Hence, now that humanity has a Hadron Collider for the first time, determined to undercover what this universe might have been like in those first three seconds after the Big Bang, we should not be surprised that an artist who puts his ‘grey matter’ to one of the greatest and best uses should suddenly launch into producing a series of large-scale images that might well illustrate and take us on a sensory journey back to such unknown and remote origins.
An interminable search that, within the field of SCIENCE, aspires to resolve one of the most pressing challenges of Physics today: unifying the four basic forces (Gravitation, Electromagnetism, Weak Nuclear and Strong Nuclear); within RELIGION/PHILOSOPHY, seeks to revise the concepts of the Origin and End of the Cosmos-Universe; and within ART-AESTHETICS, reaches for the ABSOLUTE.
This directly justifies the eminently Mystical nature of the works included in this exhibition, an underlying facet already present in his previous pieces; that primordial “dripping”, a Cosmic Soup of shadow and light, emotions and silences, dusks, dawns and… so much life ahead. A Sublime Product that has drunk deep from the increasingly hidden springs that bubble up through the legacy of distinguished and beloved Gnostics and metaphysicists such as Mark Rothko and Joseph Mallord William Turner; especially in their most reductionist and abstract production (a century before the term ‘abstraction’ was coined as the most revolutionary and liberating artistic vanguard); a period towards the end of the artist’s life, rarely captured in images and, therefore, not as popular among the general public, in contrast with the familiar stimulation such forerunners might offer a ‘fine brush’ or ‘sublime brush’ expert such as A. C. I.

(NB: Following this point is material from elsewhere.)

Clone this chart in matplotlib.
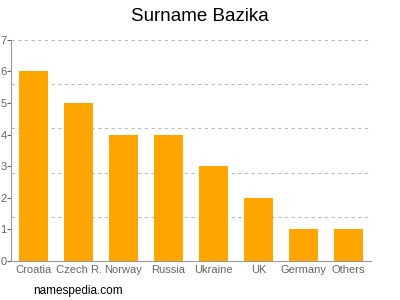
import matplotlib
matplotlib.use("Agg")
import matplotlib.pyplot as plt

plt.rcParams["font.family"] = ["Liberation Sans", "DejaVu Sans"]

categories = ["Croatia", "Czech R.", "Norway", "Russia", "Ukraine", "UK", "Germany", "Others"]
values = [6, 5, 4, 4, 3, 2, 1, 1]
yticks = [0, 1, 2, 3, 4, 5, 6, 7]
gridlines = [1.4, 2.8, 4.2, 5.6, 7.0]

fig = plt.figure(figsize=(4, 3), dpi=100)
ax = fig.add_axes([0.0275, 0.13, 0.9, 0.737])
x = range(len(categories))
ax.bar(x, values, width=0.63, color="#FFA500", zorder=3)
for g in gridlines:
    ax.axhline(g, color="#bbbbbb", linestyle=(0, (3, 3)), linewidth=0.8, zorder=1)
ax.set_xlim(-0.5, len(categories) - 0.5)
ax.set_ylim(0, 7)
ax.set_yticks(yticks)
ax.set_xticks(list(x))
ax.set_xticklabels(categories)
ax.tick_params(axis="x", length=0, labelsize=8, colors="#666666", pad=3)
ax.tick_params(axis="y", length=3, labelsize=8, colors="#666666", pad=0, direction="out")
for s in ["top", "right"]:
    ax.spines[s].set_visible(False)
ax.spines["left"].set_color("#999999")
ax.spines["bottom"].set_color("#999999")
fig.text(0.5, 0.945, "Surname Bazika", ha="center", va="center", fontsize=13.5, color="#000000")
fig.text(0.083, 0.03, "namespedia.com", ha="left", va="center", fontsize=8.5, color="#000000")
fig.savefig("out.png", dpi=100)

Following the – intentionally and provocatively late-romantic – placid harmony and serenity of his early works (Galería Stunt; La Laguna; 2013) and his proto-mystical land and sea scapes, resolved into two strips of colour, in which we see a clear and resolute displacement of his early baroque style towards more reductionist solutions, more akin to minimalism (“Horizontes”; Galería Artizar/2017), Alejandro Correa emerges, at last, with full power, a master of his artistic gift, and abruptly (for a spectator such as me, having not seen any more of his work since “Horizontes”), into the world of large-scale creations, with a collection of sizeable canvases that bear palpating, vertiginous, hypnotic and macro-cosmic (or would that be micro-cosmic) sidereal images, technically executed with his characteristic meticulousness, mastery and precision; but immersed here in a profound spirituality that, for a few weeks, will emanate, like metaphysical outpourings, from the Galería Artizar; located opposite a white-washed church that maintains and prolongs the categorical Romantic character that will always – I hope – accompany this potential great artist of the future – and who for many of us already is – Alejandro Correa Izquierdo.